Convio Summit. Day 1.

While we won’t officially be off the GetActive platform and on to the Convio platform for a few weeks yet, I like what I see so far. For now, we can deal with the areas that Convio falls just a bit short as compared to GetActive, most notably in the advocacy module. It’s not terrible, but it’s not quite as flexible. In return, we’ll be taking giant leaps forward in fundraising with the addition of Tributes (honor/memorial pages) and eCards. I also like the way Convio handles list segmentation over GetActive’s implementation.

I admit I was a little nervous while flying out here that I got it wrong in my post on Monday. What if it was all hype and I got all excited over some nice press releases and not much more? Notta worry. The Convio folks are serious about the open initiative, and they have the goods to show for it.
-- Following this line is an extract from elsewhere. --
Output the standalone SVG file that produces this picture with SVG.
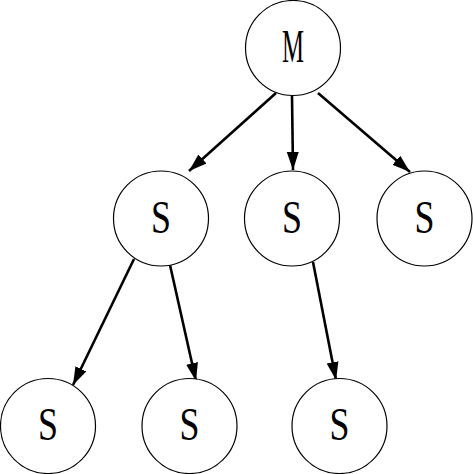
<svg xmlns="http://www.w3.org/2000/svg" width="473" height="474" viewBox="0 0 473 474">
<style>
.n{fill:#fff;stroke:#000;stroke-width:1.2}
.t{font-family:"Liberation Serif",serif;font-size:47px;fill:#000;text-anchor:middle}
.e{stroke:#000;stroke-width:2.6;fill:none}
</style>
<defs>
<marker id="a" markerUnits="userSpaceOnUse" markerWidth="20" markerHeight="14" refX="18" refY="6" orient="auto">
<path d="M0,0 L18,6 L0,12 Z" fill="#000"/>
</marker>
</defs>
<rect width="473" height="474" fill="#fff"/>
<g id="edges">
<line class="e" x1="276" y1="93" x2="189" y2="171" marker-end="url(#a)"/>
<line class="e" x1="292" y1="96" x2="293" y2="170" marker-end="url(#a)"/>
<line class="e" x1="318" y1="93" x2="410" y2="172" marker-end="url(#a)"/>
<line class="e" x1="134" y1="259" x2="73" y2="385" marker-end="url(#a)"/>
<line class="e" x1="170" y1="265" x2="196" y2="381" marker-end="url(#a)"/>
<line class="e" x1="313" y1="262" x2="336" y2="380" marker-end="url(#a)"/>
</g>
<g id="m"><circle class="n" cx="293" cy="48" r="47.5"/><text class="t" x="293" y="62" textLength="22" lengthAdjust="spacingAndGlyphs">M</text></g>
<g id="s1"><circle class="n" cx="161" cy="218.5" r="47.5"/><text class="t" x="161" y="232.5" textLength="20" lengthAdjust="spacingAndGlyphs">S</text></g>
<g id="s2"><circle class="n" cx="292" cy="218.5" r="47.5"/><text class="t" x="292" y="232.5" textLength="20" lengthAdjust="spacingAndGlyphs">S</text></g>
<g id="s3"><circle class="n" cx="424.5" cy="218.5" r="47.5"/><text class="t" x="424.5" y="232.5" textLength="20" lengthAdjust="spacingAndGlyphs">S</text></g>
<g id="s4"><circle class="n" cx="48" cy="426" r="47.5"/><text class="t" x="48" y="440" textLength="20" lengthAdjust="spacingAndGlyphs">S</text></g>
<g id="s5"><circle class="n" cx="189.5" cy="426" r="47.5"/><text class="t" x="189.5" y="440" textLength="20" lengthAdjust="spacingAndGlyphs">S</text></g>
<g id="s6"><circle class="n" cx="339.5" cy="426" r="47.5"/><text class="t" x="339.5" y="440" textLength="20" lengthAdjust="spacingAndGlyphs">S</text></g>
</svg>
As Michael Hoffman shares, the Convio Facebook application is really good. I like it for all his reasons and one more…Convio enables nonprofits to make a Facebook application, and then it gets out of the way. The Causes application is the Causes application, listing your nonprofit within their “envelope.” With the Convio toolkit, to the person adding the application to their profile, it has nothing to with Convio. They…your constituent…don’t care about Convio. They care about your organization and your organization’s cause. That’s the application name they add. It’s a much richer, more thought-out experience than anything I’ve seen for nonprofits on social networks.

I saw the Salesforce.com database connector in action this afternoon. The connector will be demonstrated for all during tomorrow’s general session, but I couldn’t wait that long to see it. Wow. If a contact in the Salesforce.com database has an email address, it syncs beautifully with the Convio database regardless of which database originated the information. Online transactions from Convio are created as Opportunities in Salesforce, practically in real time. I spoke to the engineers involved in developing the connector, and they told me that once they got started on the project they were surprised at just how easy it was to do.

Now all Convio has to do is lower the entry barrier for smaller nonprofits. Not counting the nonprofit donated licenses, Salesforce offers a Group (formerly Team) edition that’s only $600/year for 5 users. Yes, it’s heavily crippled compared to the Enterprise edition. If Convio were to adopt a similar model it would allow smaller organizations a taste of the product and an environment they can grow into, without breaking the bank. They don’t have to provide support or customization at the lowest levels. Maybe offer a few canned templates and limit the number of allowed resources.

Those American Cancer Society sized accounts are great, but there is incredible opportunity out here on the long tail. What are you waiting for, Convio? Do it while you’re ahead.